Conversion missed but leading 6 - 11, we really should have gone on to see the game out and score more, but yet again we just lacked composure, forgetting what we have been practicing in training and allowing Bridport back into the game. Their 10 who had been a thorn in our side all game scoring a controversial try in the corner and despite being less then a metre away and seeing him go into touch first, the referee, touch judge and third official all of whom where miles away somehow gave the score.
It really was only brave tackling from both teams that prevented any other tries being scored including one tackle made by Dan Cree with his face that caused Woody to get a nose bleed in sympathy. We took all the 50/50 balls, disrupted their lineout, broke tackles and carried the ball well, and eventually another Jimbo penalty restored our lead but this was short lived: Dorchester gave away a penalty, then we kicked the ball away (you know who you are you prat) and the referee gave them another 10m taking Bridport into kicking range: 14 - 14. The crowd now got on our backs and Bridport pushed for the win and yet another penalty for an infringement at the breakdown after more missed tackles saw with 4 minutes left Bridport take the lead, 17 - 14: Time for a cameo from Simon 'Man flu' Pengelly.
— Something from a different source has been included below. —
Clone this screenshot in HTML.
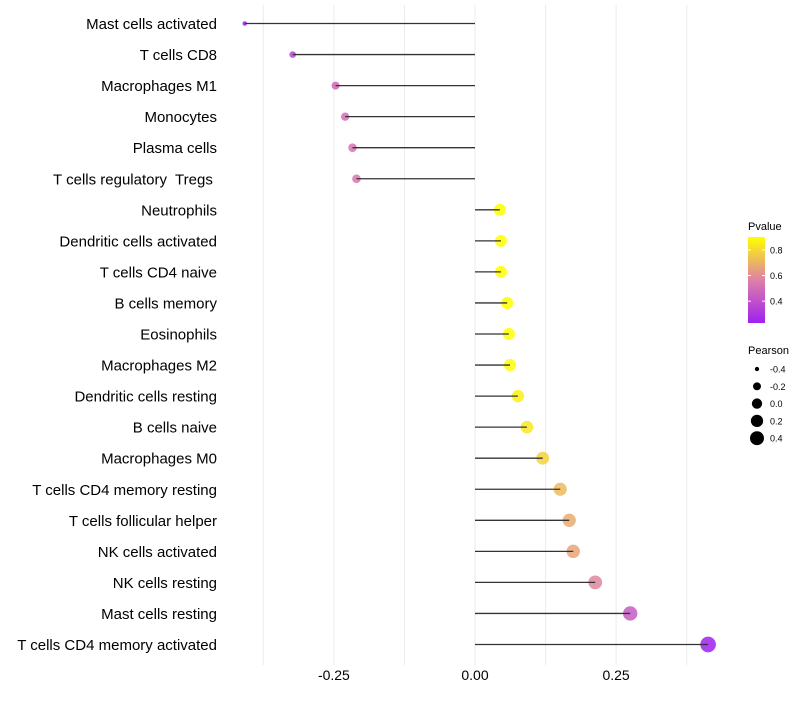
<!DOCTYPE html>
<html><head><meta charset="utf-8"><style>
body{margin:0;background:#fff;font-family:"Liberation Sans",sans-serif}
svg text{font-family:"Liberation Sans",sans-serif;white-space:pre}
</style></head><body>
<svg id="chart" width="800" height="700" xmlns="http://www.w3.org/2000/svg">
<defs><linearGradient id="pg" x1="0" y1="1" x2="0" y2="0">
<stop offset="0" stop-color="#a020f0"/><stop offset="0.5" stop-color="#de80a8"/><stop offset="1" stop-color="#ffff00"/></linearGradient></defs>
<g id="grid"></g>
<g id="marks"></g>
<g id="ylab"></g>
<g id="xlab"></g>
<g>
<text x="748" y="230" font-size="11" fill="#000">Pvalue</text>
<rect x="748" y="237" width="17" height="86" fill="url(#pg)"/>
<g id="cbticks"></g>
</g>
<g id="sizeleg">
<text x="748" y="354" font-size="11" fill="#000">Pearson</text>
</g>
</svg>
<script>
const categories=["Mast cells activated","T cells CD8","Macrophages M1","Monocytes","Plasma cells","T cells regulatory  Tregs ","Neutrophils","Dendritic cells activated","T cells CD4 naive","B cells memory","Eosinophils","Macrophages M2","Dendritic cells resting","B cells naive","Macrophages M0","T cells CD4 memory resting","T cells follicular helper","NK cells activated","NK cells resting","Mast cells resting","T cells CD4 memory activated"];
const pearson=[-0.408,-0.323,-0.247,-0.230,-0.217,-0.210,0.044,0.046,0.046,0.057,0.060,0.062,0.076,0.092,0.120,0.151,0.167,0.174,0.213,0.275,0.413];
const pvalue=[0.23,0.36,0.47,0.50,0.52,0.53,0.90,0.90,0.90,0.90,0.90,0.89,0.86,0.84,0.78,0.72,0.68,0.66,0.58,0.44,0.23];
const xTicks=[-0.25,0,0.25];
const xTickLabels=["-0.25","0.00","0.25"];
const gridVals=[-0.375,-0.25,-0.125,0,0.125,0.25,0.375];
const cbTicks=[0.4,0.6,0.8];
const sizeLegend=[-0.4,-0.2,0.0,0.2,0.4];
const sizeLegendLabels=["-0.4","-0.2","0.0","0.2","0.4"];
const NS="http://www.w3.org/2000/svg";
const x=v=>475+v*564.4;
const y=i=>23.5+i*31.05;
const rOf=v=>Math.sqrt(Math.max(4,33+68*v));
const pMin=0.23,pMax=0.90;
function col(p){let t=Math.min(1,Math.max(0,(p-pMin)/(pMax-pMin)));
const s=[[160,32,240],[222,128,168],[255,255,0]];let a,b,u;
if(t<0.5){a=s[0];b=s[1];u=t/0.5}else{a=s[1];b=s[2];u=(t-0.5)/0.5}
return `rgb(${a.map((c,k)=>Math.round(c+(b[k]-c)*u)).join(',')})`;}
function mk(tag,at,par){const e=document.createElementNS(NS,tag);for(const k in at)e.setAttribute(k,at[k]);par.appendChild(e);return e;}
const G=document.getElementById('grid'),M=document.getElementById('marks'),YL=document.getElementById('ylab'),XL=document.getElementById('xlab');
gridVals.forEach(v=>{const l=mk('line',{x1:x(v),x2:x(v),y1:5,y2:665,stroke:'#ebebeb','stroke-width':1},G);

});
categories.forEach((c,i)=>{
const t=mk('text',{x:217,y:y(i)+5.5,'text-anchor':'end','font-size':15,fill:'#000'},YL);t.textContent=c;


const pt=mk('circle',{cx:x(pearson[i]),cy:y(i),r:rOf(pearson[i]),fill:col(pvalue[i]),'fill-opacity':0.85},M);


const ln=mk('line',{x1:x(0),x2:x(pearson[i]),y1:y(i),y2:y(i),stroke:'#333','stroke-width':1.3},M);


});
xTicks.forEach((v,i)=>{const t=mk('text',{x:x(v),y:680,'text-anchor':'middle','font-size':14,fill:'#000'},XL);t.textContent=xTickLabels[i];

});
const CB=document.getElementById('cbticks');
cbTicks.forEach(v=>{const yy=323-(v-pMin)/(pMax-pMin)*86;
mk('line',{x1:748,x2:751,y1:yy,y2:yy,stroke:'#fff'},CB);mk('line',{x1:762,x2:765,y1:yy,y2:yy,stroke:'#fff'},CB);
const t=mk('text',{x:770,y:yy+3.5,'font-size':9,fill:'#000'},CB);t.textContent=v.toFixed(1);

});
const SL=document.getElementById('sizeleg');
sizeLegend.forEach((v,i)=>{const yy=369+i*17.3;
const c=mk('circle',{cx:757,cy:yy,r:rOf(v)*0.9,fill:'#000'},SL);


const t=mk('text',{x:770,y:yy+3.5,'font-size':9,fill:'#000'},SL);t.textContent=sizeLegendLabels[i];

});
</script>
</body></html>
I asked for a response and boy did the lads give it throwing everything at the Bridport line until the referee awarded a penalty just to the left of their posts again on the 22'. What to do? Kickable penalty to draw or throw the ball wide and try get a winning score? Rightly or wrongly I selected the posts just as the ref's watch went 'beep' and he calmly said it was the last kick of the game: No pressure then Jim (now looking a deathly shade of green). The crowd went silent, Bridport stood dejected before us, Jim took one last look at the posts and bang...I was transported into the world of Ace Ventura and Ray 'Laces out' Finkle. Suffice to say games are won and lost over 80 minutes not with the last kick of the game and the hard truth of the matter is aside from the Ellingham and Ringwood game we are continuing to lose games we really shouldn't be.
Yes I am a poor captain, and yes you are all rubbish at rugby, but if we trained? Gentleman, I have a dream...
Man of the match was Rob Woods, not just for this performance, but for the way he has been playing every week, although Nick and Jon too had excellent games (and for effort alone anyone wearing 1-19 deserved it). Dick of the day had to be Simon Pengelly for many many many reasons, none more so then almost being sent off by the referee before he had even come on the pitch.